Wavelet analysis of millisecond variability of Cygnus X-1 during its failed state transition

Application of multi-resolution analysis adopting wavelets in order to investigate millisecond aperiodic X-ray variability of Cyg X-1 is presented. This relatively new approach in a time-series analysis allows us to study both the significance of any flux oscillations localized in time-frequency space, as well as the stability of its period. Using the observations of the RXTE/PCA we analyze archival data from Cyg X-1 during its failed state transition. The power spectrum of such a state is strongly dominated by a single Lorentzian peak corresponding to a damped oscillator. Our wavelet analysis presented in this paper shows the existence of short lasting oscillations without an obvious trend in the frequency domain.
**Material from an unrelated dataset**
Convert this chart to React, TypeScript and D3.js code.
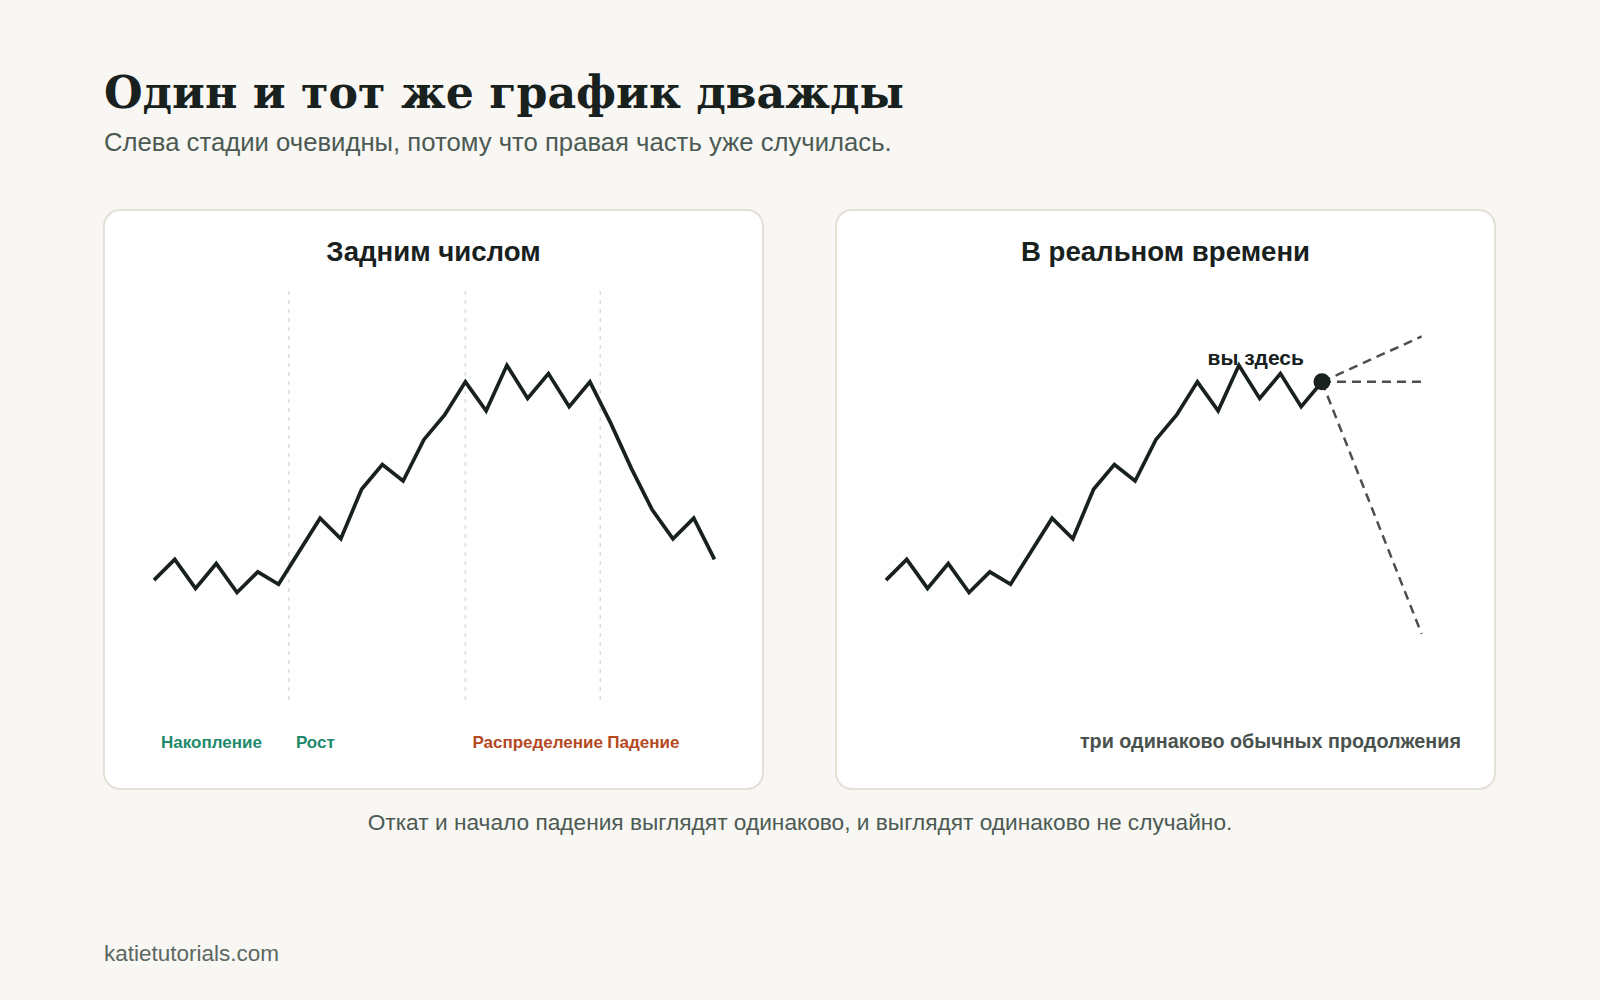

Based on this result, we suggest the interpretation of the dominant components of Cyg X-1 power spectrum in all spectral states: (i) a power law component dominating a soft state is due to accretion rate fluctuations related to MRI instability in the cold disk, (ii) the low frequency Lorentzian is related to the same fluctuations but in the inner ion torus, and (iii) the high frequency Lorentzian (dominating the power spectrum during the failed state transition) is due to the dynamical pulsations of the inner ion torus. The usage of the wavelet analysis as a potential and attractive tool in order to spot the semi-direct evidences of accretion process onto black-holes is proposed.